THE EXERCISE - Exactly as written, quote every line that follows, skipping the images.

DATA SEGMENT -
○ ○ ○ ○ ○
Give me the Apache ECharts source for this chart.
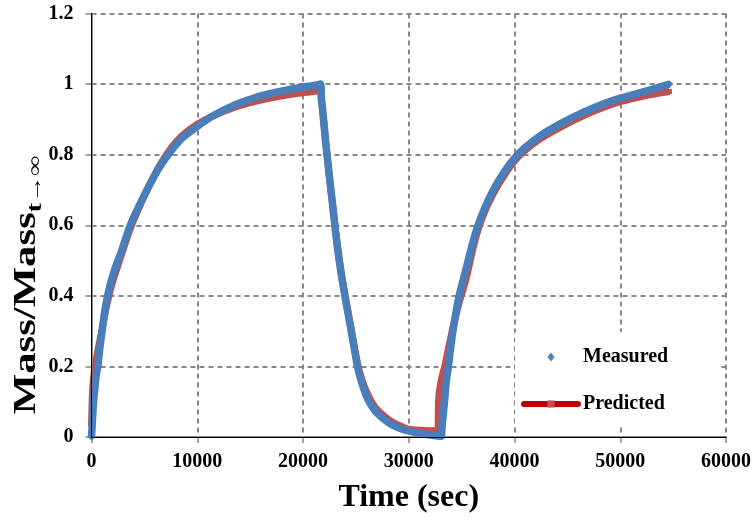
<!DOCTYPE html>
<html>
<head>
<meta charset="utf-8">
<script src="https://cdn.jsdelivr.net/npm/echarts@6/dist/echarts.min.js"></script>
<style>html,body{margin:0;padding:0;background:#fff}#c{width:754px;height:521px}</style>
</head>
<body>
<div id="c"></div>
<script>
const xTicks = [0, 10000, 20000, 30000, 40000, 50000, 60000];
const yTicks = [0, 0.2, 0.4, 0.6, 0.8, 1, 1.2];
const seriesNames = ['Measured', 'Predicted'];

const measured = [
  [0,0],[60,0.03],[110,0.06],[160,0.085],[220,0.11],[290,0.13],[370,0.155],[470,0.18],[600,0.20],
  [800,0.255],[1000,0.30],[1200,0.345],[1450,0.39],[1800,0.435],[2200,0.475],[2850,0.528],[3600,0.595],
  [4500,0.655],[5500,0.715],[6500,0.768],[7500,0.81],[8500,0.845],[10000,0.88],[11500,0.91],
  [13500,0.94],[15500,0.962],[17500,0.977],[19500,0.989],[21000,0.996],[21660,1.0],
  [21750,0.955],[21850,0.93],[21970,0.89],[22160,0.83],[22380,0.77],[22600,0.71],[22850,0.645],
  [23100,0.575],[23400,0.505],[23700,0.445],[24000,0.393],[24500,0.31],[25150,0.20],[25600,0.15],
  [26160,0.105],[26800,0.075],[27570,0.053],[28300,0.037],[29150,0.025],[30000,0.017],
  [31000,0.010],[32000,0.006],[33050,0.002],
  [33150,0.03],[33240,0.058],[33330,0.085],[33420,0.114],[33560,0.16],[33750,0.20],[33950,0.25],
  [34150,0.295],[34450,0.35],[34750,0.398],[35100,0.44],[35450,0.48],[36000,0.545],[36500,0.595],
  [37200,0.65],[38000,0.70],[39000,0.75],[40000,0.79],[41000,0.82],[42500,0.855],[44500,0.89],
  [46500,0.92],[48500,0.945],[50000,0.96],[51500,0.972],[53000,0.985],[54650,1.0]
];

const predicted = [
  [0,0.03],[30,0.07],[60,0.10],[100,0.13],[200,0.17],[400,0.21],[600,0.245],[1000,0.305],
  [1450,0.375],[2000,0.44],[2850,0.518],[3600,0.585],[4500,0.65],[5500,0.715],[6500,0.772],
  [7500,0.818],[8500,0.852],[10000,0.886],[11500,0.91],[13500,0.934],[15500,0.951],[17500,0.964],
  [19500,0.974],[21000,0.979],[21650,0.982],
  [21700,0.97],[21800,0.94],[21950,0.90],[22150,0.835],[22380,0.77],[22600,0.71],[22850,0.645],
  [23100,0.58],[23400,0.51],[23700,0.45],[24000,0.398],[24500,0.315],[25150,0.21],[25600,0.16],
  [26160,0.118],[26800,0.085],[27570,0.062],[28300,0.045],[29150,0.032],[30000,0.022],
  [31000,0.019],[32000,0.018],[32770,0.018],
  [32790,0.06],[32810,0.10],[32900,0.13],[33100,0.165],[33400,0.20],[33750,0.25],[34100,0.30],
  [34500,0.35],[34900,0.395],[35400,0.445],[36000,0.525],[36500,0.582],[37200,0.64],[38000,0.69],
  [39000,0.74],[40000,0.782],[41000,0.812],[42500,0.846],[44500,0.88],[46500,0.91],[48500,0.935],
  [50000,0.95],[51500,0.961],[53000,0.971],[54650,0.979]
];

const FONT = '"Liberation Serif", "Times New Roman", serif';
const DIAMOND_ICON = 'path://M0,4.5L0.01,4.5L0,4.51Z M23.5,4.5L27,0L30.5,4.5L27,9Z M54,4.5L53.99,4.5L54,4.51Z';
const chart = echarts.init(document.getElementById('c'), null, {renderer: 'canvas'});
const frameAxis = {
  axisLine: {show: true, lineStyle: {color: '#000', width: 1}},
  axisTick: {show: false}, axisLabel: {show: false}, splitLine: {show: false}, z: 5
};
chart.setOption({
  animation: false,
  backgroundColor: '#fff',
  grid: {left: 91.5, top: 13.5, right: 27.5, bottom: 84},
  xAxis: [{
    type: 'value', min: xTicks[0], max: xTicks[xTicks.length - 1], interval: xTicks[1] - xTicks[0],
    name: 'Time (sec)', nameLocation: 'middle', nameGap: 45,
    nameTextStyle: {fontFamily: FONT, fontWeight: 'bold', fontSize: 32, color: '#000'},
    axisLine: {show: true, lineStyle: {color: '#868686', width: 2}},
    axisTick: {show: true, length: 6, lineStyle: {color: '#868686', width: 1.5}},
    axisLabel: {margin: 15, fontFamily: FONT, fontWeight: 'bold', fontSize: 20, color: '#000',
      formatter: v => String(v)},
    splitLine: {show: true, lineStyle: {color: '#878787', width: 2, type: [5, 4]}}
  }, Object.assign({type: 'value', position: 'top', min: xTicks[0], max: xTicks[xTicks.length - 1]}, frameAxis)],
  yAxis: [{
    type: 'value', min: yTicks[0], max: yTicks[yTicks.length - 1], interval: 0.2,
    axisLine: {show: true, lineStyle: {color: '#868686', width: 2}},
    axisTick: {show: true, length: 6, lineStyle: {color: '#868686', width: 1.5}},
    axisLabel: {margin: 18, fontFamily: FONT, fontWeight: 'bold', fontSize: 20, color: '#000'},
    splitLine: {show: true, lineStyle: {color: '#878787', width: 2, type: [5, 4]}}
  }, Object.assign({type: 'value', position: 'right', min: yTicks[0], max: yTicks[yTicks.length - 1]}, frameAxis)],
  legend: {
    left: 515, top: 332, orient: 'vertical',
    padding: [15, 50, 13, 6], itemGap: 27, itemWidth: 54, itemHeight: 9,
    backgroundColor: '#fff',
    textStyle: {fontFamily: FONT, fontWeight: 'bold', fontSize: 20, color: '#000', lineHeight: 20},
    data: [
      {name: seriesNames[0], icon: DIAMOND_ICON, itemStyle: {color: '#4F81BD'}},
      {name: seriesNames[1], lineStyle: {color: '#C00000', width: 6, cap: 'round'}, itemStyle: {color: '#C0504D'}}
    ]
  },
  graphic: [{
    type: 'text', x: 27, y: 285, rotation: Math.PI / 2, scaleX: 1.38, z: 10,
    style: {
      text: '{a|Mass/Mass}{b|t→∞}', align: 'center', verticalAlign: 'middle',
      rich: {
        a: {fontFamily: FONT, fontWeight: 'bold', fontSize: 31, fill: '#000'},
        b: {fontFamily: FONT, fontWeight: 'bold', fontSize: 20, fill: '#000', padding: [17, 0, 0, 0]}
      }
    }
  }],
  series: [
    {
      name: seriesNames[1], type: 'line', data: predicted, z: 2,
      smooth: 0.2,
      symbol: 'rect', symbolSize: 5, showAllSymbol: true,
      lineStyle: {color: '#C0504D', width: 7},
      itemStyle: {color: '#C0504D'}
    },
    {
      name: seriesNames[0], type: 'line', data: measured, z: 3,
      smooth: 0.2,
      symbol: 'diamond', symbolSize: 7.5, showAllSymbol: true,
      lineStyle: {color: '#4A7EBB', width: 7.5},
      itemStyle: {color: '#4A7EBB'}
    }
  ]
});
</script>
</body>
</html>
○ ○ ○ ○ ○
RESULT OF THE EXERCISE -
Give me the Apache ECharts source for this chart.
<!DOCTYPE html>
<html>
<head>
<meta charset="utf-8">
<script src="https://cdn.jsdelivr.net/npm/echarts@6/dist/echarts.min.js"></script>
<style>html,body{margin:0;padding:0;background:#fff}#c{width:754px;height:521px}</style>
</head>
<body>
<div id="c"></div>
<script>
const xTicks = [0, 10000, 20000, 30000, 40000, 50000, 60000];
const yTicks = [0, 0.2, 0.4, 0.6, 0.8, 1, 1.2];
const seriesNames = ['Measured', 'Predicted'];

const measured = [
  [0,0],[60,0.03],[110,0.06],[160,0.085],[220,0.11],[290,0.13],[370,0.155],[470,0.18],[600,0.20],
  [800,0.255],[1000,0.30],[1200,0.345],[1450,0.39],[1800,0.435],[2200,0.475],[2850,0.528],[3600,0.595],
  [4500,0.655],[5500,0.715],[6500,0.768],[7500,0.81],[8500,0.845],[10000,0.88],[11500,0.91],
  [13500,0.94],[15500,0.962],[17500,0.977],[19500,0.989],[21000,0.996],[21660,1.0],
  [21750,0.955],[21850,0.93],[21970,0.89],[22160,0.83],[22380,0.77],[22600,0.71],[22850,0.645],
  [23100,0.575],[23400,0.505],[23700,0.445],[24000,0.393],[24500,0.31],[25150,0.20],[25600,0.15],
  [26160,0.105],[26800,0.075],[27570,0.053],[28300,0.037],[29150,0.025],[30000,0.017],
  [31000,0.010],[32000,0.006],[33050,0.002],
  [33150,0.03],[33240,0.058],[33330,0.085],[33420,0.114],[33560,0.16],[33750,0.20],[33950,0.25],
  [34150,0.295],[34450,0.35],[34750,0.398],[35100,0.44],[35450,0.48],[36000,0.545],[36500,0.595],
  [37200,0.65],[38000,0.70],[39000,0.75],[40000,0.79],[41000,0.82],[42500,0.855],[44500,0.89],
  [46500,0.92],[48500,0.945],[50000,0.96],[51500,0.972],[53000,0.985],[54650,1.0]
];

const predicted = [
  [0,0.03],[30,0.07],[60,0.10],[100,0.13],[200,0.17],[400,0.21],[600,0.245],[1000,0.305],
  [1450,0.375],[2000,0.44],[2850,0.518],[3600,0.585],[4500,0.65],[5500,0.715],[6500,0.772],
  [7500,0.818],[8500,0.852],[10000,0.886],[11500,0.91],[13500,0.934],[15500,0.951],[17500,0.964],
  [19500,0.974],[21000,0.979],[21650,0.982],
  [21700,0.97],[21800,0.94],[21950,0.90],[22150,0.835],[22380,0.77],[22600,0.71],[22850,0.645],
  [23100,0.58],[23400,0.51],[23700,0.45],[24000,0.398],[24500,0.315],[25150,0.21],[25600,0.16],
  [26160,0.118],[26800,0.085],[27570,0.062],[28300,0.045],[29150,0.032],[30000,0.022],
  [31000,0.019],[32000,0.018],[32770,0.018],
  [32790,0.06],[32810,0.10],[32900,0.13],[33100,0.165],[33400,0.20],[33750,0.25],[34100,0.30],
  [34500,0.35],[34900,0.395],[35400,0.445],[36000,0.525],[36500,0.582],[37200,0.64],[38000,0.69],
  [39000,0.74],[40000,0.782],[41000,0.812],[42500,0.846],[44500,0.88],[46500,0.91],[48500,0.935],
  [50000,0.95],[51500,0.961],[53000,0.971],[54650,0.979]
];

const FONT = '"Liberation Serif", "Times New Roman", serif';
const DIAMOND_ICON = 'path://M0,4.5L0.01,4.5L0,4.51Z M23.5,4.5L27,0L30.5,4.5L27,9Z M54,4.5L53.99,4.5L54,4.51Z';
const chart = echarts.init(document.getElementById('c'), null, {renderer: 'canvas'});
const frameAxis = {
  axisLine: {show: true, lineStyle: {color: '#000', width: 1}},
  axisTick: {show: false}, axisLabel: {show: false}, splitLine: {show: false}, z: 5
};
chart.setOption({
  animation: false,
  backgroundColor: '#fff',
  grid: {left: 91.5, top: 13.5, right: 27.5, bottom: 84},
  xAxis: [{
    type: 'value', min: xTicks[0], max: xTicks[xTicks.length - 1], interval: xTicks[1] - xTicks[0],
    name: 'Time (sec)', nameLocation: 'middle', nameGap: 45,
    nameTextStyle: {fontFamily: FONT, fontWeight: 'bold', fontSize: 32, color: '#000'},
    axisLine: {show: true, lineStyle: {color: '#868686', width: 2}},
    axisTick: {show: true, length: 6, lineStyle: {color: '#868686', width: 1.5}},
    axisLabel: {margin: 15, fontFamily: FONT, fontWeight: 'bold', fontSize: 20, color: '#000',
      formatter: v => String(v)},
    splitLine: {show: true, lineStyle: {color: '#878787', width: 2, type: [5, 4]}}
  }, Object.assign({type: 'value', position: 'top', min: xTicks[0], max: xTicks[xTicks.length - 1]}, frameAxis)],
  yAxis: [{
    type: 'value', min: yTicks[0], max: yTicks[yTicks.length - 1], interval: 0.2,
    axisLine: {show: true, lineStyle: {color: '#868686', width: 2}},
    axisTick: {show: true, length: 6, lineStyle: {color: '#868686', width: 1.5}},
    axisLabel: {margin: 18, fontFamily: FONT, fontWeight: 'bold', fontSize: 20, color: '#000'},
    splitLine: {show: true, lineStyle: {color: '#878787', width: 2, type: [5, 4]}}
  }, Object.assign({type: 'value', position: 'right', min: yTicks[0], max: yTicks[yTicks.length - 1]}, frameAxis)],
  legend: {
    left: 515, top: 332, orient: 'vertical',
    padding: [15, 50, 13, 6], itemGap: 27, itemWidth: 54, itemHeight: 9,
    backgroundColor: '#fff',
    textStyle: {fontFamily: FONT, fontWeight: 'bold', fontSize: 20, color: '#000', lineHeight: 20},
    data: [
      {name: seriesNames[0], icon: DIAMOND_ICON, itemStyle: {color: '#4F81BD'}},
      {name: seriesNames[1], lineStyle: {color: '#C00000', width: 6, cap: 'round'}, itemStyle: {color: '#C0504D'}}
    ]
  },
  graphic: [{
    type: 'text', x: 27, y: 285, rotation: Math.PI / 2, scaleX: 1.38, z: 10,
    style: {
      text: '{a|Mass/Mass}{b|t→∞}', align: 'center', verticalAlign: 'middle',
      rich: {
        a: {fontFamily: FONT, fontWeight: 'bold', fontSize: 31, fill: '#000'},
        b: {fontFamily: FONT, fontWeight: 'bold', fontSize: 20, fill: '#000', padding: [17, 0, 0, 0]}
      }
    }
  }],
  series: [
    {
      name: seriesNames[1], type: 'line', data: predicted, z: 2,
      smooth: 0.2,
      symbol: 'rect', symbolSize: 5, showAllSymbol: true,
      lineStyle: {color: '#C0504D', width: 7},
      itemStyle: {color: '#C0504D'}
    },
    {
      name: seriesNames[0], type: 'line', data: measured, z: 3,
      smooth: 0.2,
      symbol: 'diamond', symbolSize: 7.5, showAllSymbol: true,
      lineStyle: {color: '#4A7EBB', width: 7.5},
      itemStyle: {color: '#4A7EBB'}
    }
  ]
});
</script>
</body>
</html>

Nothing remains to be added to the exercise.